Much has been written about the battle for the living room. Major players such as Microsoft's (NASDAQ:MSFT) xBox, Apple's (NASDAQ:AAPL) TV console, Sony's Playstation and many others are competing to dominate that space. It's not exactly clear how Google will dominate the living room, but there have been some experiments such as Google Fiber, Android-powered TV sets and others that might end up working. The outcome is far from clear.
One area where Google looks extremely strong is the future of the car industry. Think about it for a few minutes.
- Google has been working on providing internet to cities, coffee shops, to remote areas, in airplanes, etc. There's no doubt that within a few years, most cars will be connected. Google seems well positioned to achieve this and while you could certainly argue that phone companies could also compete. Google will likely have a more global infrastructure.

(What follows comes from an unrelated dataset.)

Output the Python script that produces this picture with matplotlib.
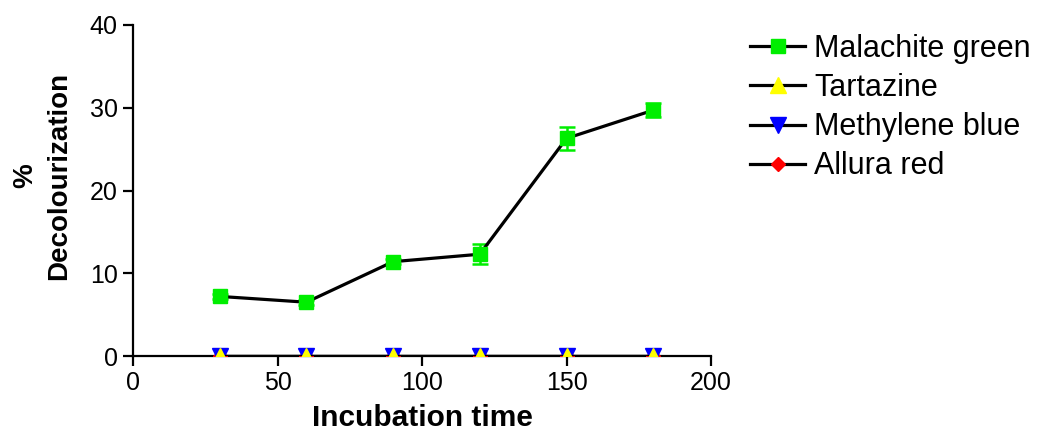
import numpy as np
import matplotlib
matplotlib.use('Agg')
import matplotlib.pyplot as plt

plt.rcParams['font.family'] = ['Liberation Sans', 'DejaVu Sans']

# incubation time points
times = [30, 60, 90, 120, 150, 180]

# % decolourization per dye
malachite = [7.2, 6.5, 11.4, 12.3, 26.3, 29.7]
malachite_err = [0.3, 0.3, 0.3, 1.2, 1.4, 0.85]
tartazine = [0, 0, 0, 0, 0, 0]
methylene = [0, 0, 0, 0, 0, 0]
allura = [0, 0, 0, 0, 0, 0]

fig = plt.figure(figsize=(10.39, 4.32), dpi=100)
ax = fig.add_axes([133/1039, 1-356/432, (711-133)/1039, (356-25)/432])

ax.errorbar(times, malachite, yerr=malachite_err, fmt='none', ecolor='#00ee00',
            elinewidth=1.8, capsize=6, capthick=1.8, zorder=3)
ax.plot(times, malachite, color='black', lw=2.3, marker='s', ms=10,
        mfc='#00ee00', mec='#00ee00', label='Malachite green', zorder=4)
ax.plot(times, allura, color='black', lw=2.3, marker='D', ms=7.5,
        mfc='red', mec='red', label='Allura red', zorder=4)
ax.plot(times, methylene, color='black', lw=2.3, marker='v', ms=11,
        mfc='blue', mec='blue', label='Methylene blue', zorder=4)
ax.plot(times, tartazine, color='black', lw=2.3, marker='^', ms=11,
        mfc='yellow', mec='yellow', label='Tartazine', zorder=5)

ax.set_xlim(0, 200)
ax.set_ylim(0, 40)
ax.set_xticks([0, 50, 100, 150, 200])
ax.set_yticks([0, 10, 20, 30, 40])
ax.spines['top'].set_visible(False)
ax.spines['right'].set_visible(False)
ax.spines['left'].set_linewidth(1.6)
ax.spines['bottom'].set_linewidth(1.6)
ax.tick_params(direction='out', length=7, width=1.6, labelsize=18, pad=4)
ax.set_xlabel('Incubation time', fontsize=21.5, fontweight='bold', labelpad=6)
fig.text(42/1039, 1-176/432, '%\nDecolourization', rotation=90, ha='center',
         va='center', fontsize=20, fontweight='bold', linespacing=1.4)

h, l = ax.get_legend_handles_labels()
order = ['Malachite green', 'Tartazine', 'Methylene blue', 'Allura red']
hd = dict(zip(l, h))
ax.legend([hd[k] for k in order], order, loc='upper left',
          bbox_to_anchor=(750/1039, 1-34/432), bbox_transform=fig.transFigure,
          frameon=False, fontsize=22, handlelength=1.8, handletextpad=0.3,
          labelspacing=0.3, borderaxespad=0, borderpad=0)

fig.savefig('out.png', dpi=100)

- Though many have tried, no one is coming close to Google in terms of offering maps, and the acquisition of Waze was one more step to dominate the area.
- Voice recognition will obviously be critical to drivers within a few years and while Apple's Siri has made some progress, it doesn't come close to what Google's voice recognition has been able to achieve.

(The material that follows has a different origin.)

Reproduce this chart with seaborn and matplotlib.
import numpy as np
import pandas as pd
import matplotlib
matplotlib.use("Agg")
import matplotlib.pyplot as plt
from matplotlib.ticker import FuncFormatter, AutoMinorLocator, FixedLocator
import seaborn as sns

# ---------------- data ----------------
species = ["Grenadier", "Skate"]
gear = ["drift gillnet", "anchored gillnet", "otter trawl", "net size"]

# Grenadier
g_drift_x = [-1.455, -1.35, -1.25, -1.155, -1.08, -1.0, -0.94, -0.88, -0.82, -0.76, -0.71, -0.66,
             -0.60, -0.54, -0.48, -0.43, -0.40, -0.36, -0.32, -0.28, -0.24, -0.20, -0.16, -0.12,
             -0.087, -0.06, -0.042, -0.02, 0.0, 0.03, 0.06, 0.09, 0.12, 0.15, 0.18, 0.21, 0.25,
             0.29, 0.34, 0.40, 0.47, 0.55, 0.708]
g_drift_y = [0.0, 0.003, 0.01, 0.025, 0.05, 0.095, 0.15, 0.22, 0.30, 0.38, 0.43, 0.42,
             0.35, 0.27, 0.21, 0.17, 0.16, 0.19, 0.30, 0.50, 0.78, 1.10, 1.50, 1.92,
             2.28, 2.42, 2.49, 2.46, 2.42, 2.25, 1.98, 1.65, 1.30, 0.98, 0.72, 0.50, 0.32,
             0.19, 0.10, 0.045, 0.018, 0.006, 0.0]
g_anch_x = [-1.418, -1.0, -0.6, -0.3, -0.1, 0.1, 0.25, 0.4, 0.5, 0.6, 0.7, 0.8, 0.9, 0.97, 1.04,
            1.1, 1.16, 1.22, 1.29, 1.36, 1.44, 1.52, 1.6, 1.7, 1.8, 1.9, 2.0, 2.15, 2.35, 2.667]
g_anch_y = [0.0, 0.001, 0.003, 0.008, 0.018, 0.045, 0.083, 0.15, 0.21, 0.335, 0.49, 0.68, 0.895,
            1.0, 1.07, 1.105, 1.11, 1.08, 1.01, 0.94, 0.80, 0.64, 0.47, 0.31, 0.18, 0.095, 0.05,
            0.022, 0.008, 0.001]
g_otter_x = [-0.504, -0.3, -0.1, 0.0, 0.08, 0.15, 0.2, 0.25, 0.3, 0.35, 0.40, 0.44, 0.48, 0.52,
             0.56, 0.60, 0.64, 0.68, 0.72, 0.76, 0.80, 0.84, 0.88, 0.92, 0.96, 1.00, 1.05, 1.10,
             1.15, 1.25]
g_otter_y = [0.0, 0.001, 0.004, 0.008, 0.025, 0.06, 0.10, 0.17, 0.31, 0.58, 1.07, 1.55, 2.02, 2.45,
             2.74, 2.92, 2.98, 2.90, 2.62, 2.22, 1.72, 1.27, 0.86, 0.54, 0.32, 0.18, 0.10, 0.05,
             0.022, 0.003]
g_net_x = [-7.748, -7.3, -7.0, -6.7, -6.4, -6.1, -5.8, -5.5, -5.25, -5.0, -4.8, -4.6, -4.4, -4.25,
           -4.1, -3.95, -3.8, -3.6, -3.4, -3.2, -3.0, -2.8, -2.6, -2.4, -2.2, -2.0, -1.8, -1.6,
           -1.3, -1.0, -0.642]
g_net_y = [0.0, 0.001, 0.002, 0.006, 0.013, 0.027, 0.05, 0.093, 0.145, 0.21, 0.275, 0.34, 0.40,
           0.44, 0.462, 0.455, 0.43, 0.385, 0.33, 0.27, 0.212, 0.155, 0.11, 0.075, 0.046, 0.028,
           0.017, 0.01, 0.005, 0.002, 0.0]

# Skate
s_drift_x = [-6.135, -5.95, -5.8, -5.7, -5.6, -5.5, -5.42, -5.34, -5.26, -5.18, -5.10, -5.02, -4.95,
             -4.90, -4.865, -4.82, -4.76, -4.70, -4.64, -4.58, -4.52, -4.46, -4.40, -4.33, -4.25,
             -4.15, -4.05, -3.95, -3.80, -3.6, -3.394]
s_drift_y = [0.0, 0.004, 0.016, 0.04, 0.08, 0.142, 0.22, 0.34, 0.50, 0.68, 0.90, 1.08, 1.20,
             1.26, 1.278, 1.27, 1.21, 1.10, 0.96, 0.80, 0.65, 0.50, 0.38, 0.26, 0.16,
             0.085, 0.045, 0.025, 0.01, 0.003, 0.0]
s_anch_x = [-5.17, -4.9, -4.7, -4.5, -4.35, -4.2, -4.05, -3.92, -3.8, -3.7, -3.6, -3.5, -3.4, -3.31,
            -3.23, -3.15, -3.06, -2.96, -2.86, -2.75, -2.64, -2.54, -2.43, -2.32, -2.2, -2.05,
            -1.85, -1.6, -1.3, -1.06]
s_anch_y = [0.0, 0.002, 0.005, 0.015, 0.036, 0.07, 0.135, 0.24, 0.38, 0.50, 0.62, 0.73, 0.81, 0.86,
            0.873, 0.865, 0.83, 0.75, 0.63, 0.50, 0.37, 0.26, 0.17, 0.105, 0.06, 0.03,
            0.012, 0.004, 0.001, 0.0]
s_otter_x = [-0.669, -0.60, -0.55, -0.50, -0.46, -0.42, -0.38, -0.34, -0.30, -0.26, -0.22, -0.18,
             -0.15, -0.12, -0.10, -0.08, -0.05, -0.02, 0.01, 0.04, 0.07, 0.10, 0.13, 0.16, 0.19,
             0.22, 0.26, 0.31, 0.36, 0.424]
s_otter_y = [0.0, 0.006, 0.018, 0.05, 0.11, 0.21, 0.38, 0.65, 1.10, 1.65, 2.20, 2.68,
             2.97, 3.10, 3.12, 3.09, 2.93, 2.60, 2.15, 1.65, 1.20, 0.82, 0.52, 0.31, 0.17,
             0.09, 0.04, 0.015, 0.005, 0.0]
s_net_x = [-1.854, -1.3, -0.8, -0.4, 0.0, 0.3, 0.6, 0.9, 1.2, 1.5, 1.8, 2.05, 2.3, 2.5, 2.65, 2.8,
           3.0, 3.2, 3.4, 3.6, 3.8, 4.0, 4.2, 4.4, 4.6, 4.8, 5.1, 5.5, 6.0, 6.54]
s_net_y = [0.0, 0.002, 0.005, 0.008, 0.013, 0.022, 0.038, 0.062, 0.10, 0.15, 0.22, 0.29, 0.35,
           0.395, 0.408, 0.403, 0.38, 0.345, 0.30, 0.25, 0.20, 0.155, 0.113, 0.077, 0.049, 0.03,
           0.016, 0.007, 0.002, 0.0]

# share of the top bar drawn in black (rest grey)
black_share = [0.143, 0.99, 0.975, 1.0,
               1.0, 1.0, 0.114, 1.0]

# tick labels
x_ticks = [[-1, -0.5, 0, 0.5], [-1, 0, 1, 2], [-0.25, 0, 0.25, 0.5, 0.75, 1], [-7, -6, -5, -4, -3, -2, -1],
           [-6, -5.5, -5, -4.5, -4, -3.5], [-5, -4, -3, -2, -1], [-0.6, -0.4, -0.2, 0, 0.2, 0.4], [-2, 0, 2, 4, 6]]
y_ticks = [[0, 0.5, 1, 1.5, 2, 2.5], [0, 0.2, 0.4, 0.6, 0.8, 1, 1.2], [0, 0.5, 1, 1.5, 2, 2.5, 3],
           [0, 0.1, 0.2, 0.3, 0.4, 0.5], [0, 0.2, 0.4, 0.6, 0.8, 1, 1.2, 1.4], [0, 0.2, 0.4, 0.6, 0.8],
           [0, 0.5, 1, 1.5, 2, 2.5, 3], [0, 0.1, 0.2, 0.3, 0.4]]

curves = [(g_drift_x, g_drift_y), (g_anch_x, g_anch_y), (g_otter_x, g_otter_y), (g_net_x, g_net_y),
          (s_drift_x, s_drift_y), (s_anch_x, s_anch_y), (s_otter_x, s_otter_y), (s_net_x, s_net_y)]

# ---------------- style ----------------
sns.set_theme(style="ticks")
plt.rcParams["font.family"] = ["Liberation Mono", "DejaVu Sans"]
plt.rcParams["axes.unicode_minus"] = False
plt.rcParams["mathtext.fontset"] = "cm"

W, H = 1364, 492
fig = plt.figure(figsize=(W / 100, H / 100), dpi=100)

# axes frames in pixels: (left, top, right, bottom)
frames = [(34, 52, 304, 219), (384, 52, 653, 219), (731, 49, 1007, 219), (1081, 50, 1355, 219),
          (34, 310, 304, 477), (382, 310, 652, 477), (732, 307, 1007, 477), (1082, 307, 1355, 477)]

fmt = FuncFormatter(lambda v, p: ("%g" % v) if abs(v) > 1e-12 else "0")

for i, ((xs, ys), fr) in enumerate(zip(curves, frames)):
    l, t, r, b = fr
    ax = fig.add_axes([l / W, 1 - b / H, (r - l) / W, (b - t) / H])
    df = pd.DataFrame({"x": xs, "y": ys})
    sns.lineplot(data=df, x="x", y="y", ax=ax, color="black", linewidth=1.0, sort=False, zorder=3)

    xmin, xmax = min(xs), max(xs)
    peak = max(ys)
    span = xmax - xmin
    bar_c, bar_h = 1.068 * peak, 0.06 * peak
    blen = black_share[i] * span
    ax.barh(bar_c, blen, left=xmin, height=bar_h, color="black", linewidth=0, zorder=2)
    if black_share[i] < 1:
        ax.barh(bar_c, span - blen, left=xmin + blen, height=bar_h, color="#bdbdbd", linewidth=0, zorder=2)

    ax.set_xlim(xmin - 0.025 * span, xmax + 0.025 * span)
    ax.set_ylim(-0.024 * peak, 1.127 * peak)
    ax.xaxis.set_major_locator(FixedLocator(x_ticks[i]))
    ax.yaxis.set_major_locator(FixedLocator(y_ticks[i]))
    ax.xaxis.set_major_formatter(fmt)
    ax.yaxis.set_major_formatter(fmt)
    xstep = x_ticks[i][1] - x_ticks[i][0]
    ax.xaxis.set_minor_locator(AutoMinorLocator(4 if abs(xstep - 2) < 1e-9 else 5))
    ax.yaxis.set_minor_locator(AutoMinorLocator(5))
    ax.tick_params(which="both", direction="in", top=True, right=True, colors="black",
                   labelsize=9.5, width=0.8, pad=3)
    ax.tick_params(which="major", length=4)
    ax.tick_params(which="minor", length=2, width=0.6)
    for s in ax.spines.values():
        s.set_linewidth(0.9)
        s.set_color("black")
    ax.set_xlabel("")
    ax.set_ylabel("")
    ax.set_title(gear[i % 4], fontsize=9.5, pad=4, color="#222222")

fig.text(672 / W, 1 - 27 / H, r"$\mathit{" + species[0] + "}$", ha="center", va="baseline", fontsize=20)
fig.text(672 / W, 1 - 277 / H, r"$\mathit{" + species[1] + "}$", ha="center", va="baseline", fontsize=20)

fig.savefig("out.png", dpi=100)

- Self-Driving cars: Google has been testing for years and is making significant progress. While several car producers have been working on this, there is little doubt that they are years behind.
- New Car Models: You may have heard of Uber, the leader in private driver services that is forcing significant change in several countries around the world. You will probably not be surprised to hear that Google has taken a significant stake in the company.
At some point, Google will likely start offering a car version of Android. At that point, it will become more and more likely that car producers will end up having little choice but to partner with Google. An additional benefit is that after seeing what worked well and what didn't, in offering a fairly open O/S to phone makers, Google will be able to make some adjustments when offering similar solutions to car makers.
It's obviously too early to tell what kind of market this will be and how much revenues Google will be able to make off of the new "smart cars." With several huge multinational companies and consumers all around the world, the market is very significant. In this space, Google does not (yet) have a rival comparable to what Apple is in the smartphone space. Yes, some car makers are better at technology than others but it seems like a stretch to think that they could successfully produce any (let alone all) of these features better and faster than Apple.
I don't think most analysts are considering the potential of this future Google venture, in the same way as Android was ignored for too long. That is a major mistake and it's one more reason to believe that Google is a good value at these prices.